Of course, the purchase of land isn’t always part of the deal—that, Vintage Wine Estate’s Pat Rooney explained, “depends on the deal and the price point. We produce and market wines from $10 to $100+. The wines on the higher end are estate wine brands which generally include both winery and vineyards.” When Vintage purchased Clos Pegasse, for example, the deal included the winery itself as well as 450 estate-vineyard acres. For brands on the lower-priced end of the spectrum, however, he noted that they typically don’t include land: “In these cases,” he explained, “we are able to use our long term vineyard relationships to supply the fruit and wines.”

Perhaps one of the great advantages to having a larger corporate entity, with far deeper pockets to work with, is the wine brand’s newfound ability to invest in equipment, to take fuller advantage of the land, and to fund the necessary soil studies and exploration of which rootstocks, grape varieties, and clones are best suited to a particular site—all with them aim of leveraging existing land to maximize quality and profit. Establishing a new vineyard is an expensive project, and requires far more preliminary work and study than just digging holes in the ground and planting vines. Not only can the new, larger investors typically afford this with relatively greater ease, but they are also incentivized to do so in order to increase production or diversify the brand’s range within the existing portfolio of wines.

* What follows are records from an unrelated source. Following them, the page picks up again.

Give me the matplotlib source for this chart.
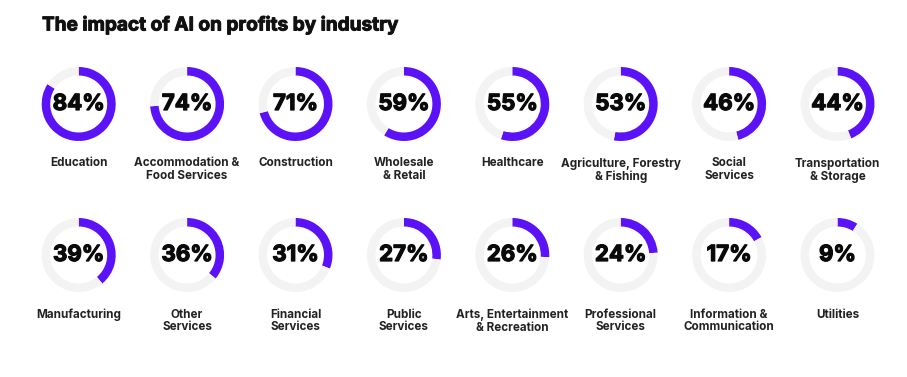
import matplotlib
matplotlib.use("Agg")
import matplotlib.pyplot as plt
import matplotlib.patheffects as pe

title = "The impact of AI on profits by industry"
industries = [
    "Education", "Accommodation &\nFood Services", "Construction", "Wholesale\n& Retail",
    "Healthcare", "Agriculture, Forestry\n& Fishing", "Social\nServices", "Transportation\n& Storage",
    "Manufacturing", "Other\nServices", "Financial\nServices", "Public\nServices",
    "Arts, Entertainment\n& Recreation", "Professional\nServices", "Information &\nCommunication", "Utilities",
]
values = [84, 74, 71, 59, 55, 53, 46, 44, 39, 36, 31, 27, 26, 24, 17, 9]

PURPLE = "#5b12f6"
GRAY = "#f3f3f3"
W, H = 907, 377
fig = plt.figure(figsize=(W / 100, H / 100), dpi=100)
fig.patch.set_facecolor("white")

FONT = ["Inter", "DejaVu Sans"]
fig.text(42 / W, 1 - 25 / H, title, fontsize=13.7, fontweight="bold", family=FONT,
         color="#111111", ha="left", va="center",
         path_effects=[pe.withStroke(linewidth=0.7, foreground="#111111")])

x0, dx = 78.7, 108.4
row_y = [104, 255]
label_y = [162.5, 313.5]
R = 37.0
box = R * 2
for i, (name, v) in enumerate(zip(industries, values)):
    row, col = divmod(i, 8)
    cx = x0 + dx * col
    cy = row_y[row]
    ax = fig.add_axes([(cx - R) / W, 1 - (cy + R) / H, box / W, box / H])
    ax.pie([v, 100 - v], startangle=90, counterclock=False, colors=[PURPLE, GRAY],
           radius=1.0, wedgeprops=dict(width=0.23, linewidth=0))
    ax.set_xlim(-1, 1)
    ax.set_ylim(-1, 1)
    ax.set_aspect("equal")
    ax.axis("off")
    ax.text(0, 0, f"{v}%", ha="center", va="center", fontsize=16.0, fontweight="bold",
            family=FONT, color="#0a0a0a",
            path_effects=[pe.withStroke(linewidth=0.9, foreground="#0a0a0a")])
    fig.text(cx / W, 1 - (label_y[row] - 5) / H, name, ha="center", va="top",
             fontsize=8.4, fontweight="bold", family=FONT, color="#222222", linespacing=1.08)

fig.savefig("out.png", dpi=100, facecolor="white")
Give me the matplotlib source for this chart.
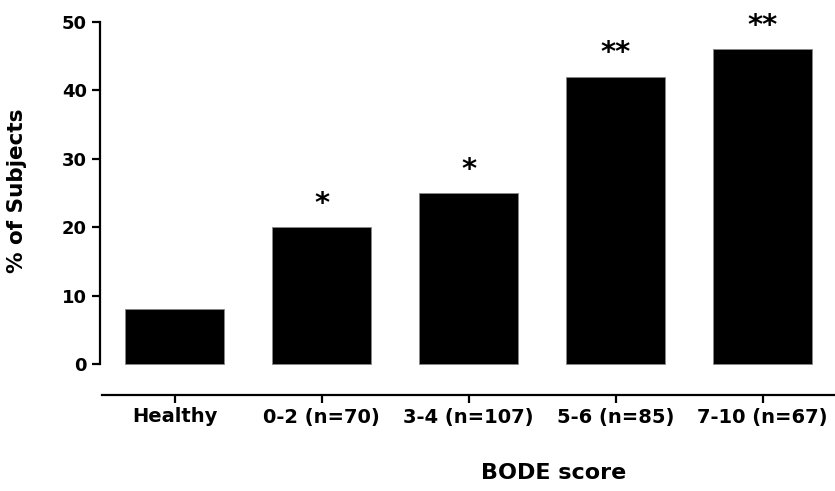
import matplotlib.pyplot as plt

plt.rcParams['font.family'] = ['DejaVu Sans']
plt.rcParams['font.weight'] = 'bold'

groups = ['Healthy', '0-2 (n=70)', '3-4 (n=107)', '5-6 (n=85)', '7-10 (n=67)']
percent = [8, 20, 25, 42, 46]
signif = ['', '*', '*', '**', '**']

fig = plt.figure(figsize=(8.35, 4.91), dpi=100)
ax = fig.add_axes([100 / 835, 96 / 491, 735 / 835, 373 / 491])

x = list(range(len(groups)))
ax.bar(x, percent, width=0.673, color='black', edgecolor='#888888', linewidth=0.6)

# significance stars above bars
for xi, v, s in zip(x, percent, signif):
    if s:
        ax.annotate(s, (xi, v), xytext=(0, 11), textcoords='offset points',
                    ha='center', va='baseline', fontsize=21, fontweight='bold')

ax.set_xlim(-0.507, 4.493)
ax.set_ylim(-4.53, 50)
ax.set_yticks([0, 10, 20, 30, 40, 50])
ax.set_xticks(x)
ax.set_xticklabels(groups)

for side in ['top', 'right']:
    ax.spines[side].set_visible(False)
ax.spines['left'].set_bounds(0, 50)
ax.spines['bottom'].set_bounds(-0.49, 4.493)
ax.spines['left'].set_linewidth(1.6)
ax.spines['bottom'].set_linewidth(1.6)

ax.tick_params(axis='y', length=6, width=1.6, labelsize=13, pad=3.5)
ax.tick_params(axis='x', length=6, width=1.6, labelsize=14, pad=3)

ax.set_ylabel('% of Subjects', fontsize=15.5, fontweight='bold')
ax.yaxis.set_label_coords(-0.099, 0.547)

fig.text(554 / 835, 1 - 473 / 491, 'BODE score', ha='center', va='center',
         fontsize=16, fontweight='bold')

plt.savefig('out.png', dpi=100)
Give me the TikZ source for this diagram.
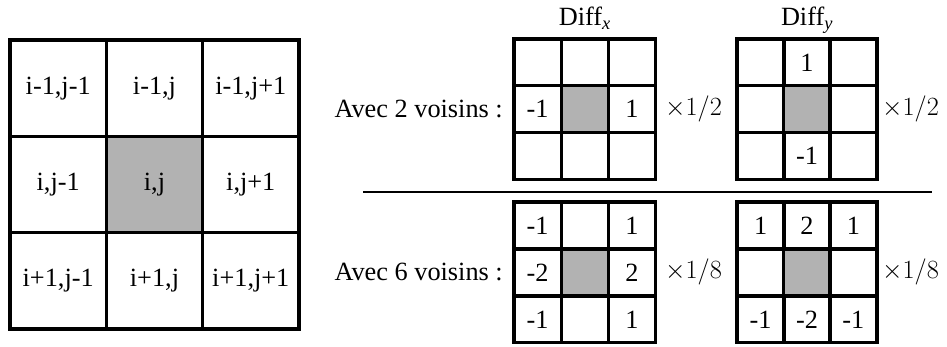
\RequirePackage{fix-cm}
\documentclass[tikz,border=0pt]{standalone}
\usepackage{fontspec}
\setmainfont{Liberation Serif}
\begin{document}
\begin{tikzpicture}[x=1pt,y=-1pt,
  every node/.style={font=\fontsize{26.3}{30}\selectfont, inner sep=0pt},
  bigcell/.style={draw, line width=3.2pt, minimum width=96.33pt, minimum height=96.33pt},
  smallcell/.style={draw, line width=3.2pt, minimum width=47.2pt, minimum height=46.8pt},
  centre/.style={fill=black!30},
  rowlabel/.style={anchor=east},
  factor/.style={anchor=west}]
\useasboundingbox (0,0) rectangle (947,347);

% big grid: x 10..299, y 40..329
\node[bigcell] (b11) at (58.2,88.2) {i-1,j-1};
\node[bigcell] (b12) at (154.5,88.2) {i-1,j};
\node[bigcell] (b13) at (250.8,88.2) {i-1,j+1};
\node[bigcell] (b21) at (58.2,184.5) {i,j-1};
\node[bigcell,centre] (b22) at (154.5,184.5) {i,j};
\node[bigcell] (b23) at (250.8,184.5) {i,j+1};
\node[bigcell] (b31) at (58.2,280.8) {i+1,j-1};
\node[bigcell] (b32) at (154.5,280.8) {i+1,j};
\node[bigcell] (b33) at (250.8,280.8) {i+1,j+1};

% Diff_x, 2 voisins: x 514..655, y 39..179
\node[smallcell] (x11) at (537.6,62.4) {};
\node[smallcell] (x12) at (584.8,62.4) {};
\node[smallcell] (x13) at (632,62.4) {};
\node[smallcell] (x21) at (537.6,109.2) {-1};
\node[smallcell,centre] (x22) at (584.8,109.2) {};
\node[smallcell] (x23) at (632,109.2) {1};
\node[smallcell] (x31) at (537.6,156) {};
\node[smallcell] (x32) at (584.8,156) {};
\node[smallcell] (x33) at (632,156) {};

% Diff_y, 2 voisins: x 737..877
\node[smallcell] (y11) at (760.6,62.4) {};
\node[smallcell] (y12) at (807,62.4) {1};
\node[smallcell] (y13) at (853.4,62.4) {};
\node[smallcell] (y21) at (760.6,109.2) {};
\node[smallcell,centre] (y22) at (807,109.2) {};
\node[smallcell] (y23) at (853.4,109.2) {};
\node[smallcell] (y31) at (760.6,156) {};
\node[smallcell] (y32) at (807,156) {-1};
\node[smallcell] (y33) at (853.4,156) {};

% Diff_x, 6 voisins: y 202..343
\node[smallcell] (u11) at (537.6,225.4) {-1};
\node[smallcell] (u12) at (584.8,225.4) {};
\node[smallcell] (u13) at (632,225.4) {1};
\node[smallcell] (u21) at (537.6,272.4) {-2};
\node[smallcell,centre] (u22) at (584.8,272.4) {};
\node[smallcell] (u23) at (632,272.4) {2};
\node[smallcell] (u31) at (537.6,319.4) {-1};
\node[smallcell] (u32) at (584.8,319.4) {};
\node[smallcell] (u33) at (632,319.4) {1};

% Diff_y, 6 voisins
\node[smallcell] (v11) at (760.6,225.4) {1};
\node[smallcell] (v12) at (807,225.4) {2};
\node[smallcell] (v13) at (853.4,225.4) {1};
\node[smallcell] (v21) at (760.6,272.4) {};
\node[smallcell,centre] (v22) at (807,272.4) {};
\node[smallcell] (v23) at (853.4,272.4) {};
\node[smallcell] (v31) at (760.6,319.4) {-1};
\node[smallcell] (v32) at (807,319.4) {-2};
\node[smallcell] (v33) at (853.4,319.4) {-1};

% titles
\node[anchor=base] (tx) at (584.8,26) {Diff\textsubscript{\textit{x}}};
\node[anchor=base] (ty) at (807,26) {Diff\textsubscript{\textit{y}}};

% row labels
\node[rowlabel] (a2) at (503,109.2) {Avec 2 voisins :};
\node[rowlabel] (a6) at (503,272.4) {Avec 6 voisins :};

% factors
\node[factor] (f1) at (665,109.2) {$\times 1/2$};
\node[factor] (f2) at (882,109.2) {$\times 1/2$};
\node[factor] (f3) at (665,272.4) {$\times 1/8$};
\node[factor] (f4) at (882,272.4) {$\times 1/8$};

% separator
\coordinate (s1) at (363,192);
\coordinate (s2) at (932,192);
\draw[line width=1.2pt] (s1) -- (s2);
\end{tikzpicture}
\end{document}
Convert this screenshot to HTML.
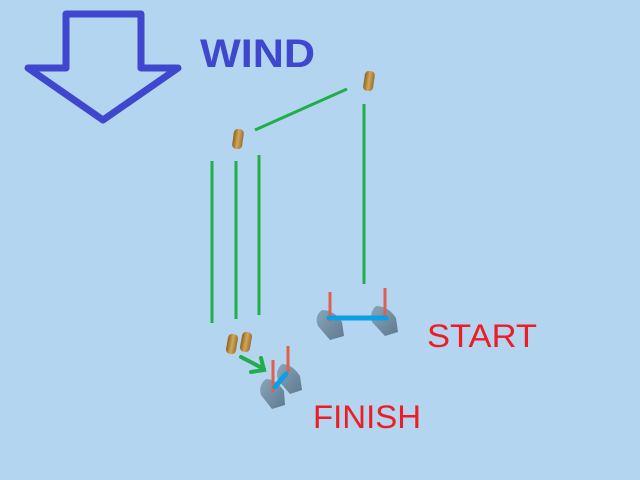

As summer turns to fall, I expect to see more wine industry mergers and acquisitions, partnerships, and investments. If the economy continues to do fairly well, consumers will keep on buying high-end wines crafted by producers that are increasingly attractive to investors. And if the economy slows down, and consumers start buying less wine, or less-expensive wine, then those wineries will still likely be appealing from an investment standpoint, just for different reasons—owners may be willing to sell for less money in order to gain a cash infusion. Combine that with a growing market, consolidations in distribution, and demand for high-quality American wine both here and abroad, and there is no reason to assume that this wine world trend of increasing mergers, acquisitions, investments, and partnerships will slow down anytime soon.